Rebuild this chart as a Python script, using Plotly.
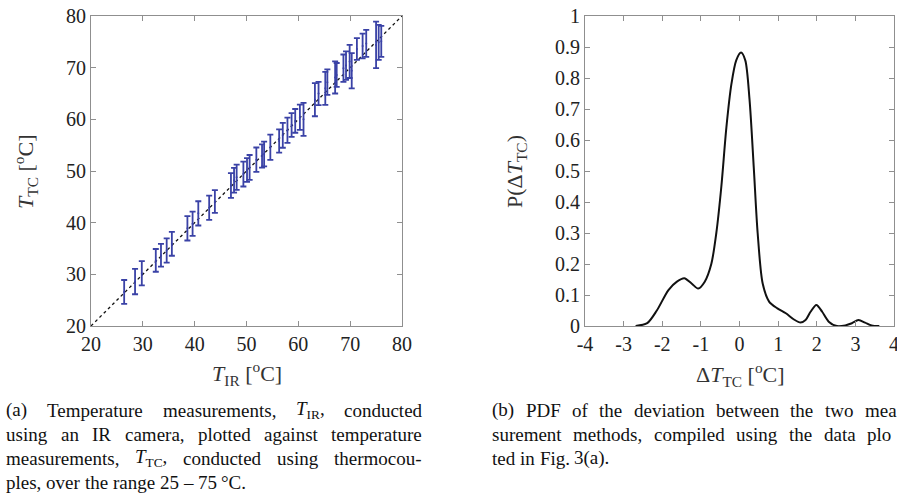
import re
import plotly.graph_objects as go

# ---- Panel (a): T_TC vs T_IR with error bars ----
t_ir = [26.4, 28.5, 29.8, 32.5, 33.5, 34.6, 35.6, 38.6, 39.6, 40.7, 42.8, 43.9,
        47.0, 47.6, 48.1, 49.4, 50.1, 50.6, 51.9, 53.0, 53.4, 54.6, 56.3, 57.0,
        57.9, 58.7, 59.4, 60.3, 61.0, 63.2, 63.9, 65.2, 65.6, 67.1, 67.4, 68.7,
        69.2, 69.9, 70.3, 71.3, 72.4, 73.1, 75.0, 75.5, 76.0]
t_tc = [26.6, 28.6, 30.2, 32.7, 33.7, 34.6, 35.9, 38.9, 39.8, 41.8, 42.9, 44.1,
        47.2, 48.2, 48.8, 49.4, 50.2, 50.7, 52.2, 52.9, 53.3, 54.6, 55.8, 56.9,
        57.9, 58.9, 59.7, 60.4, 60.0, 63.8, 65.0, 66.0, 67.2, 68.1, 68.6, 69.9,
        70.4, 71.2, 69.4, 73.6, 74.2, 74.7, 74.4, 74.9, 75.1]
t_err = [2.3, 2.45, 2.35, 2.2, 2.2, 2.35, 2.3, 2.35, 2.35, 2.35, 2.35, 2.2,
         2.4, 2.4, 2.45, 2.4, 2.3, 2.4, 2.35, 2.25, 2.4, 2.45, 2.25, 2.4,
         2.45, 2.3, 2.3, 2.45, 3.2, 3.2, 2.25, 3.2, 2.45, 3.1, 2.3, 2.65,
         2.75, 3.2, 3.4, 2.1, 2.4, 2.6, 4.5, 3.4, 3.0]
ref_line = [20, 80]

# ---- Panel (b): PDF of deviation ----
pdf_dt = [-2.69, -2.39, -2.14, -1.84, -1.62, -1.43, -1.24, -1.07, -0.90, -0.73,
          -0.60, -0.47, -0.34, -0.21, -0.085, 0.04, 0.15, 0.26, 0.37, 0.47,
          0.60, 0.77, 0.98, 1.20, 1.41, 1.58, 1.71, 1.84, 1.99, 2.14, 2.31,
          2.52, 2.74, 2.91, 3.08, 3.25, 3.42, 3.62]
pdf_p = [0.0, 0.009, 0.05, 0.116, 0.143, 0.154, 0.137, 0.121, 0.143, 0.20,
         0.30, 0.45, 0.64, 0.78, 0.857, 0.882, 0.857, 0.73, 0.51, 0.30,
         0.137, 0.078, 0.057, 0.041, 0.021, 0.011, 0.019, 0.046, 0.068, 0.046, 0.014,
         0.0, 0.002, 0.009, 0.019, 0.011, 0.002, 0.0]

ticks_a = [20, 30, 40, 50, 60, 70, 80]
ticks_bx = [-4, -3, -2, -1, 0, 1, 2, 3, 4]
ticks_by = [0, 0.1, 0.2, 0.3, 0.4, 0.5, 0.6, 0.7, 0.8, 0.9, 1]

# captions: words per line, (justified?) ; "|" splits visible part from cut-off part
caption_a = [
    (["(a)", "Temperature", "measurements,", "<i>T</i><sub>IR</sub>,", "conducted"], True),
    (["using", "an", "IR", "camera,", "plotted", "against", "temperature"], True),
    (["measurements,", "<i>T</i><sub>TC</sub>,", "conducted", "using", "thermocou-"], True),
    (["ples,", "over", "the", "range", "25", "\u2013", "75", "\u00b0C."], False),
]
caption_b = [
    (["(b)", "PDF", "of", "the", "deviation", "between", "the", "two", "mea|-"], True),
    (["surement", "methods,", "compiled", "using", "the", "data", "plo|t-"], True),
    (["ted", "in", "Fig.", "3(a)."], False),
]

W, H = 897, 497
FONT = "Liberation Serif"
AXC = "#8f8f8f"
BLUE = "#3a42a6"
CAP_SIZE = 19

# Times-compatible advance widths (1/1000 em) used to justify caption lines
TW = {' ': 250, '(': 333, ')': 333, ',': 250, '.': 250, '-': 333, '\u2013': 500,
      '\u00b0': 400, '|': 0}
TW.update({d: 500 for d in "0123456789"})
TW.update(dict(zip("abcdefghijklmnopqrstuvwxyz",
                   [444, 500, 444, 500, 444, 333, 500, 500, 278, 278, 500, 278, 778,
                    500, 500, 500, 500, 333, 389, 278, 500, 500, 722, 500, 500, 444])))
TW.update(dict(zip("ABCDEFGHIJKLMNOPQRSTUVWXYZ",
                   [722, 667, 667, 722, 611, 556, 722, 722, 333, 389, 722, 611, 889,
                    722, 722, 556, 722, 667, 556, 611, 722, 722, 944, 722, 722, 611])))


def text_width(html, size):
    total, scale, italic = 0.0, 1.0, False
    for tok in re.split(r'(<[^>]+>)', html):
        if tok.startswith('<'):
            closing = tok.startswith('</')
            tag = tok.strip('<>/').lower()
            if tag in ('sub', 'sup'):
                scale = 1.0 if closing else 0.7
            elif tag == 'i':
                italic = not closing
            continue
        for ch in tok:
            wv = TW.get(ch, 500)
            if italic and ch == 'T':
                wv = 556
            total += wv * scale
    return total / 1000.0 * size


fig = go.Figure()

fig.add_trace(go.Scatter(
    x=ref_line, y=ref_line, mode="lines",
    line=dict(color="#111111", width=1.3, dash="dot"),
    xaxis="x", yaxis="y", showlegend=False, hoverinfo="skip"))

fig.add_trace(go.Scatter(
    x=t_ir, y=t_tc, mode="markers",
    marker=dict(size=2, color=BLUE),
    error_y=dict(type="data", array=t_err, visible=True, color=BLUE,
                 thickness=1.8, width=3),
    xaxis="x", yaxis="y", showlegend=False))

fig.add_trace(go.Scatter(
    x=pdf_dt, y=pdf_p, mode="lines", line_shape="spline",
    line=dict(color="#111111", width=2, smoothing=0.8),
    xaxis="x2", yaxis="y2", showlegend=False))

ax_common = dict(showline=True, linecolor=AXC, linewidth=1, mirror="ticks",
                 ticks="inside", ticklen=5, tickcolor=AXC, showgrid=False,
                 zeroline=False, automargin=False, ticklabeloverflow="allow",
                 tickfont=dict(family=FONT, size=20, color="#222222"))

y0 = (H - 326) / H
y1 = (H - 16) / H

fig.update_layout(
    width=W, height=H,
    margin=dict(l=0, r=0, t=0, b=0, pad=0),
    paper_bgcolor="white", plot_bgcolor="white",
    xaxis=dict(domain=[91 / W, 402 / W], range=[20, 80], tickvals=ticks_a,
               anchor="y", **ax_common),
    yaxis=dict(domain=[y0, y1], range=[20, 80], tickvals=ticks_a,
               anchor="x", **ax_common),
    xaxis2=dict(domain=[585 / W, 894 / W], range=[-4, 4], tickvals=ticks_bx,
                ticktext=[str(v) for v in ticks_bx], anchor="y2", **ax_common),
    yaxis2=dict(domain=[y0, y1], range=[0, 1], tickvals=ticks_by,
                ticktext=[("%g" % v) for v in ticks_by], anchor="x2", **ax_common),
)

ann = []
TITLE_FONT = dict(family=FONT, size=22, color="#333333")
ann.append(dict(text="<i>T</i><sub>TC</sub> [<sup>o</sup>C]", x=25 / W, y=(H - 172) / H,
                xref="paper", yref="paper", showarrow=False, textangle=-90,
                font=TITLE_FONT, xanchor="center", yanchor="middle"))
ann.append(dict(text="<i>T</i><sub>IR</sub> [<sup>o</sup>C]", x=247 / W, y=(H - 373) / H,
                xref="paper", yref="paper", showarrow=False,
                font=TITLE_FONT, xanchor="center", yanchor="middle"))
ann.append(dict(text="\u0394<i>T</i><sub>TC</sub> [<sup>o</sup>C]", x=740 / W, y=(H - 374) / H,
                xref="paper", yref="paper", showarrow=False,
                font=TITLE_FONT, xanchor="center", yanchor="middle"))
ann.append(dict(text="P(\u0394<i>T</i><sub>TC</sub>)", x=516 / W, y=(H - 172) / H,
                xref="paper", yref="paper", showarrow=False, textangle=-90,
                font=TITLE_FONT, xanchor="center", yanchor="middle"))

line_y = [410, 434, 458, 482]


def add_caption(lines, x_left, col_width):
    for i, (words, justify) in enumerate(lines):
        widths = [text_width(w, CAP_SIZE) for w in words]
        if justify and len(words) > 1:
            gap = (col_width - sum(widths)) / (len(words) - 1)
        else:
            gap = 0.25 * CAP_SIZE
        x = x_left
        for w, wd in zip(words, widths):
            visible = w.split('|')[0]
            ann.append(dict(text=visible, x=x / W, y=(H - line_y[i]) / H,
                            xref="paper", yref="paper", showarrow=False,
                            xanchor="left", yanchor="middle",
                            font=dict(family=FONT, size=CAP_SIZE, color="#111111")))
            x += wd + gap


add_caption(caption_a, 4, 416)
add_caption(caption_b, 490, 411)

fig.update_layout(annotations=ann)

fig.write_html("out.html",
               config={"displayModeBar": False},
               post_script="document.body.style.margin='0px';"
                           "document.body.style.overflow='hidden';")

——————

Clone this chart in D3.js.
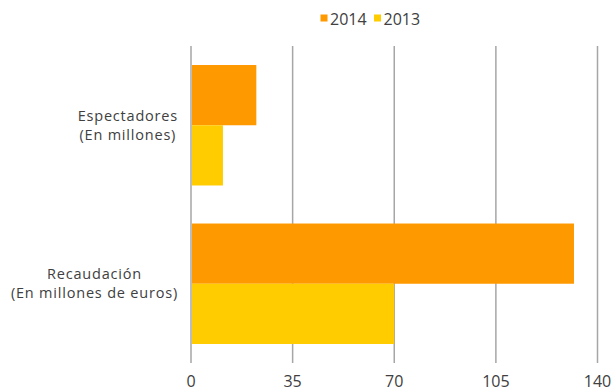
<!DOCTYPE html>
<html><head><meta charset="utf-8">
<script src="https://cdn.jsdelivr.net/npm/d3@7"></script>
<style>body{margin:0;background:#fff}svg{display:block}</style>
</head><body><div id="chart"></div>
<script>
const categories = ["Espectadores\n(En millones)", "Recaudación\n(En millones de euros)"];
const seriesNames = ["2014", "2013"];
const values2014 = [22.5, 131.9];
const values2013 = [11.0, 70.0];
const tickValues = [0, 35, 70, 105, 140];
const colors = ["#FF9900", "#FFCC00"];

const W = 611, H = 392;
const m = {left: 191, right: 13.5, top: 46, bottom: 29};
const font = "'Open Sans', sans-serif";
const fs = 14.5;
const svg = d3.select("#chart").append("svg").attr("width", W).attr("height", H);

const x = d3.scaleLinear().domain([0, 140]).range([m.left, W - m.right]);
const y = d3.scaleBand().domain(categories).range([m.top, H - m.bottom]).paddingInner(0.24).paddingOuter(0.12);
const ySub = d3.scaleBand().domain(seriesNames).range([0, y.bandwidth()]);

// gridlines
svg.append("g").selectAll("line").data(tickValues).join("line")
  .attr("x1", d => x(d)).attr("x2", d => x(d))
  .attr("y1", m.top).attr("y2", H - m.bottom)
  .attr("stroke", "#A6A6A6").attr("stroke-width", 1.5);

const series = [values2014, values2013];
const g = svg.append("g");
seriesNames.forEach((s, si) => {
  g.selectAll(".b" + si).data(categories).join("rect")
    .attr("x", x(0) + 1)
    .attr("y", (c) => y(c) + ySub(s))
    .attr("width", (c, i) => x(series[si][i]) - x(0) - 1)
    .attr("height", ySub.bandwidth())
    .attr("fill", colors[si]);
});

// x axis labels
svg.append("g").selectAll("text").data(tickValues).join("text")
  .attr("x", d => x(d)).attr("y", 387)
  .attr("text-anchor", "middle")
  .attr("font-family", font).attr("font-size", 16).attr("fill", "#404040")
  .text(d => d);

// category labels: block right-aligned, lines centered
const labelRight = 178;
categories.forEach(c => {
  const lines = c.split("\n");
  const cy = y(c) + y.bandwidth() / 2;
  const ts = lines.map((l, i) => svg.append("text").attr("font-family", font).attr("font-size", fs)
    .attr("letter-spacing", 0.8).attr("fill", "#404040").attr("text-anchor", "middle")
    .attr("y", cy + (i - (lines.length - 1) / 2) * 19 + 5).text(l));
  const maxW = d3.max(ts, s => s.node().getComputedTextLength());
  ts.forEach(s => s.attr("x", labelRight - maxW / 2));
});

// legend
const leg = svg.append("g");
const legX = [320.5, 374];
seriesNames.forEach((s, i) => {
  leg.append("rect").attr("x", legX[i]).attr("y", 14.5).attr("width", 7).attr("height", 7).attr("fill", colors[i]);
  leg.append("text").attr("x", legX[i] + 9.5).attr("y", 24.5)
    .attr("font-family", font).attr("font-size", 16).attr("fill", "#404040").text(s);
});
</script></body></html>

——————

§ EXERCISE GOAL
Show every line in the records above that contains the word "using".

§ COMPLETE ANSWER
Rebuild this chart as a Python script, using Plotly.
    (["using", "an", "IR", "camera,", "plotted", "against", "temperature"], True),
    (["measurements,", "<i>T</i><sub>TC</sub>,", "conducted", "using", "thermocou-"], True),
    (["surement", "methods,", "compiled", "using", "the", "data", "plo|t-"], True),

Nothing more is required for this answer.